*Your goal:* Copy out the listing in full, exactly as written, but not its pictures.

*Data provided:*
+---+

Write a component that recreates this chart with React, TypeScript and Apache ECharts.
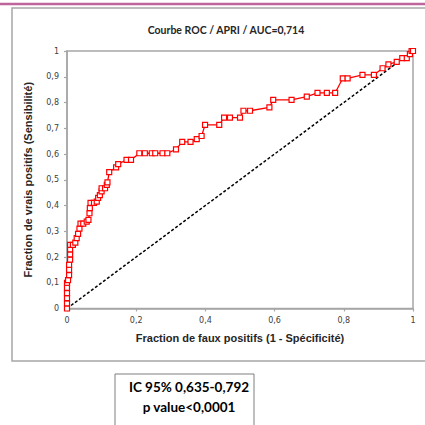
import React, { useEffect, useRef } from "react";
import * as echarts from "echarts";

const chartTitle = "Courbe ROC / APRI / AUC=0,714";
const xAxisName = "Fraction de faux positifs (1 - Spécificité)";
const yAxisName = "Fraction de vrais positifs (Sensibilité)";
const boxLines = ["IC 95% 0,635-0,792", "p value<0,0001"];

const fprValues = [
  0, 0, 0, 0, 0, 0, 0.003, 0.006, 0.006, 0.006, 0.009, 0.009, 0.009, 0.009,
  0.017, 0.024, 0.028, 0.032, 0.036, 0.039, 0.047, 0.057, 0.062, 0.065, 0.066,
  0.068, 0.078, 0.086, 0.09, 0.095, 0.1, 0.1, 0.11, 0.115, 0.117, 0.122, 0.142,
  0.148, 0.172, 0.185, 0.209, 0.225, 0.245, 0.255, 0.276, 0.29, 0.315, 0.333,
  0.357, 0.375, 0.389, 0.399, 0.44, 0.454, 0.471, 0.5, 0.51, 0.529, 0.585,
  0.596, 0.649, 0.693, 0.724, 0.751, 0.775, 0.797, 0.811, 0.854, 0.887, 0.912,
  0.929, 0.953, 0.969, 0.982, 0.991, 0.996, 1,
];
const tprValues = [
  0, 0.02, 0.04, 0.06, 0.08, 0.1, 0.11, 0.13, 0.15, 0.17, 0.19, 0.21, 0.23,
  0.247, 0.247, 0.256, 0.273, 0.29, 0.31, 0.33, 0.33, 0.337, 0.344, 0.37, 0.39,
  0.41, 0.41, 0.415, 0.43, 0.44, 0.455, 0.467, 0.467, 0.48, 0.49, 0.53, 0.548,
  0.561, 0.577, 0.577, 0.603, 0.603, 0.603, 0.603, 0.603, 0.603, 0.618, 0.647,
  0.647, 0.658, 0.67, 0.713, 0.713, 0.741, 0.741, 0.741, 0.768, 0.768, 0.781,
  0.81, 0.81, 0.823, 0.837, 0.837, 0.837, 0.894, 0.894, 0.907, 0.907, 0.933,
  0.948, 0.958, 0.972, 0.972, 0.988, 1, 1,
];
const diagonalX = [0, 1];
const diagonalY = [0, 1];

const fmt = (v: number) => String(Math.round(v * 10) / 10).replace(".", ",");

export default function App() {
  const ref = useRef<HTMLDivElement>(null);
  useEffect(() => {
    if (!ref.current) return;
    const chart = echarts.init(ref.current, null, { renderer: "svg" });
    const axisColor = "#a6a6a6";
    const labelColor = "#404040";
    const nameStyle = {
      fontFamily: "Liberation Sans",
      fontWeight: "bold",
      fontSize: 11,
      color: "#262626",
    };
    const labelStyle = {
      formatter: fmt,
      fontFamily: "DejaVu Sans",
      fontSize: 8,
      color: labelColor,
      margin: 8,
    };
    chart.setOption({
      animation: false,
      backgroundColor: "#ffffff",
      title: {
        text: chartTitle,
        left: 221,
        top: 19,
        textAlign: "center",
        textStyle: {
          fontFamily: "Lato",
          fontWeight: "bold",
          fontSize: 10.5,
          color: "#262626",
        },
      },
      grid: {
        left: 67,
        right: 12,
        top: 51,
        bottom: 116.5,
        show: true,
        borderColor: axisColor,
        borderWidth: 1.5,
      },
      xAxis: {
        type: "value",
        min: 0,
        max: 1,
        interval: 0.2,
        name: xAxisName,
        nameLocation: "middle",
        nameGap: 24,
        nameTextStyle: nameStyle,
        axisLine: { lineStyle: { color: axisColor, width: 1.5 } },
        axisTick: { show: true, length: 3, lineStyle: { color: axisColor, width: 1.2 } },
        splitLine: { show: false },
        axisLabel: labelStyle,
      },
      yAxis: {
        type: "value",
        min: 0,
        max: 1,
        interval: 0.1,
        name: yAxisName,
        nameLocation: "middle",
        nameGap: 34,
        nameRotate: 90,
        nameTextStyle: nameStyle,
        axisLine: { show: true, lineStyle: { color: axisColor, width: 1.5 } },
        axisTick: { show: true, length: 3, lineStyle: { color: axisColor, width: 1.2 } },
        splitLine: { show: false },
        axisLabel: labelStyle,
      },
      series: [
        {
          type: "line",
          data: diagonalX.map((x, i) => [x, diagonalY[i]]),
          symbol: "none",
          lineStyle: { color: "#000000", width: 1.5, type: [3, 2] },
          z: 2,
        },
        {
          type: "line",
          data: fprValues.map((x, i) => [x, tprValues[i]]),
          symbol: "rect",
          symbolSize: 5,
          itemStyle: { color: "#ffffff", borderColor: "#ff0000", borderWidth: 1.2 },
          lineStyle: { color: "#ff0000", width: 1.3 },
          z: 3,
        },
      ],
      graphic: [
        {
          type: "line",
          shape: { x1: 0, y1: 4, x2: 425, y2: 4 },
          style: { stroke: "#c0649c", lineWidth: 2.5 },
        },
        {
          type: "rect",
          shape: { x: 12, y: 8, width: 430, height: 353 },
          style: { fill: "none", stroke: "#a6a6a6", lineWidth: 1.5 },
          z: -1,
        },
        {
          type: "rect",
          shape: { x: 115, y: 374, width: 139, height: 70 },
          style: { fill: "#ffffff", stroke: "#7f7f7f", lineWidth: 1 },
        },
        {
          type: "text",
          x: 189,
          y: 387,
          style: {
            text: boxLines[0],
            fontFamily: "Lato",
            fontWeight: "bold",
            fontSize: 13.5,
            fill: "#000000",
            align: "center",
            verticalAlign: "middle",
          },
        },
        {
          type: "text",
          x: 189,
          y: 407,
          style: {
            text: boxLines[1],
            fontFamily: "Lato",
            fontWeight: "bold",
            fontSize: 13.5,
            fill: "#000000",
            align: "center",
            verticalAlign: "middle",
          },
        },
      ],
    });
    return () => chart.dispose();
  }, []);
  return (
    <div
      ref={ref}
      style={{ position: "absolute", left: 0, top: 0, width: 425, height: 425 }}
    />
  );
}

+---+

*The solution:*
Write a component that recreates this chart with React, TypeScript and Apache ECharts.
import React, { useEffect, useRef } from "react";
import * as echarts from "echarts";

const chartTitle = "Courbe ROC / APRI / AUC=0,714";
const xAxisName = "Fraction de faux positifs (1 - Spécificité)";
const yAxisName = "Fraction de vrais positifs (Sensibilité)";
const boxLines = ["IC 95% 0,635-0,792", "p value<0,0001"];

const fprValues = [
  0, 0, 0, 0, 0, 0, 0.003, 0.006, 0.006, 0.006, 0.009, 0.009, 0.009, 0.009,
  0.017, 0.024, 0.028, 0.032, 0.036, 0.039, 0.047, 0.057, 0.062, 0.065, 0.066,
  0.068, 0.078, 0.086, 0.09, 0.095, 0.1, 0.1, 0.11, 0.115, 0.117, 0.122, 0.142,
  0.148, 0.172, 0.185, 0.209, 0.225, 0.245, 0.255, 0.276, 0.29, 0.315, 0.333,
  0.357, 0.375, 0.389, 0.399, 0.44, 0.454, 0.471, 0.5, 0.51, 0.529, 0.585,
  0.596, 0.649, 0.693, 0.724, 0.751, 0.775, 0.797, 0.811, 0.854, 0.887, 0.912,
  0.929, 0.953, 0.969, 0.982, 0.991, 0.996, 1,
];
const tprValues = [
  0, 0.02, 0.04, 0.06, 0.08, 0.1, 0.11, 0.13, 0.15, 0.17, 0.19, 0.21, 0.23,
  0.247, 0.247, 0.256, 0.273, 0.29, 0.31, 0.33, 0.33, 0.337, 0.344, 0.37, 0.39,
  0.41, 0.41, 0.415, 0.43, 0.44, 0.455, 0.467, 0.467, 0.48, 0.49, 0.53, 0.548,
  0.561, 0.577, 0.577, 0.603, 0.603, 0.603, 0.603, 0.603, 0.603, 0.618, 0.647,
  0.647, 0.658, 0.67, 0.713, 0.713, 0.741, 0.741, 0.741, 0.768, 0.768, 0.781,
  0.81, 0.81, 0.823, 0.837, 0.837, 0.837, 0.894, 0.894, 0.907, 0.907, 0.933,
  0.948, 0.958, 0.972, 0.972, 0.988, 1, 1,
];
const diagonalX = [0, 1];
const diagonalY = [0, 1];

const fmt = (v: number) => String(Math.round(v * 10) / 10).replace(".", ",");

export default function App() {
  const ref = useRef<HTMLDivElement>(null);
  useEffect(() => {
    if (!ref.current) return;
    const chart = echarts.init(ref.current, null, { renderer: "svg" });
    const axisColor = "#a6a6a6";
    const labelColor = "#404040";
    const nameStyle = {
      fontFamily: "Liberation Sans",
      fontWeight: "bold",
      fontSize: 11,
      color: "#262626",
    };
    const labelStyle = {
      formatter: fmt,
      fontFamily: "DejaVu Sans",
      fontSize: 8,
      color: labelColor,
      margin: 8,
    };
    chart.setOption({
      animation: false,
      backgroundColor: "#ffffff",
      title: {
        text: chartTitle,
        left: 221,
        top: 19,
        textAlign: "center",
        textStyle: {
          fontFamily: "Lato",
          fontWeight: "bold",
          fontSize: 10.5,
          color: "#262626",
        },
      },
      grid: {
        left: 67,
        right: 12,
        top: 51,
        bottom: 116.5,
        show: true,
        borderColor: axisColor,
        borderWidth: 1.5,
      },
      xAxis: {
        type: "value",
        min: 0,
        max: 1,
        interval: 0.2,
        name: xAxisName,
        nameLocation: "middle",
        nameGap: 24,
        nameTextStyle: nameStyle,
        axisLine: { lineStyle: { color: axisColor, width: 1.5 } },
        axisTick: { show: true, length: 3, lineStyle: { color: axisColor, width: 1.2 } },
        splitLine: { show: false },
        axisLabel: labelStyle,
      },
      yAxis: {
        type: "value",
        min: 0,
        max: 1,
        interval: 0.1,
        name: yAxisName,
        nameLocation: "middle",
        nameGap: 34,
        nameRotate: 90,
        nameTextStyle: nameStyle,
        axisLine: { show: true, lineStyle: { color: axisColor, width: 1.5 } },
        axisTick: { show: true, length: 3, lineStyle: { color: axisColor, width: 1.2 } },
        splitLine: { show: false },
        axisLabel: labelStyle,
      },
      series: [
        {
          type: "line",
          data: diagonalX.map((x, i) => [x, diagonalY[i]]),
          symbol: "none",
          lineStyle: { color: "#000000", width: 1.5, type: [3, 2] },
          z: 2,
        },
        {
          type: "line",
          data: fprValues.map((x, i) => [x, tprValues[i]]),
          symbol: "rect",
          symbolSize: 5,
          itemStyle: { color: "#ffffff", borderColor: "#ff0000", borderWidth: 1.2 },
          lineStyle: { color: "#ff0000", width: 1.3 },
          z: 3,
        },
      ],
      graphic: [
        {
          type: "line",
          shape: { x1: 0, y1: 4, x2: 425, y2: 4 },
          style: { stroke: "#c0649c", lineWidth: 2.5 },
        },
        {
          type: "rect",
          shape: { x: 12, y: 8, width: 430, height: 353 },
          style: { fill: "none", stroke: "#a6a6a6", lineWidth: 1.5 },
          z: -1,
        },
        {
          type: "rect",
          shape: { x: 115, y: 374, width: 139, height: 70 },
          style: { fill: "#ffffff", stroke: "#7f7f7f", lineWidth: 1 },
        },
        {
          type: "text",
          x: 189,
          y: 387,
          style: {
            text: boxLines[0],
            fontFamily: "Lato",
            fontWeight: "bold",
            fontSize: 13.5,
            fill: "#000000",
            align: "center",
            verticalAlign: "middle",
          },
        },
        {
          type: "text",
          x: 189,
          y: 407,
          style: {
            text: boxLines[1],
            fontFamily: "Lato",
            fontWeight: "bold",
            fontSize: 13.5,
            fill: "#000000",
            align: "center",
            verticalAlign: "middle",
          },
        },
      ],
    });
    return () => chart.dispose();
  }, []);
  return (
    <div
      ref={ref}
      style={{ position: "absolute", left: 0, top: 0, width: 425, height: 425 }}
    />
  );
}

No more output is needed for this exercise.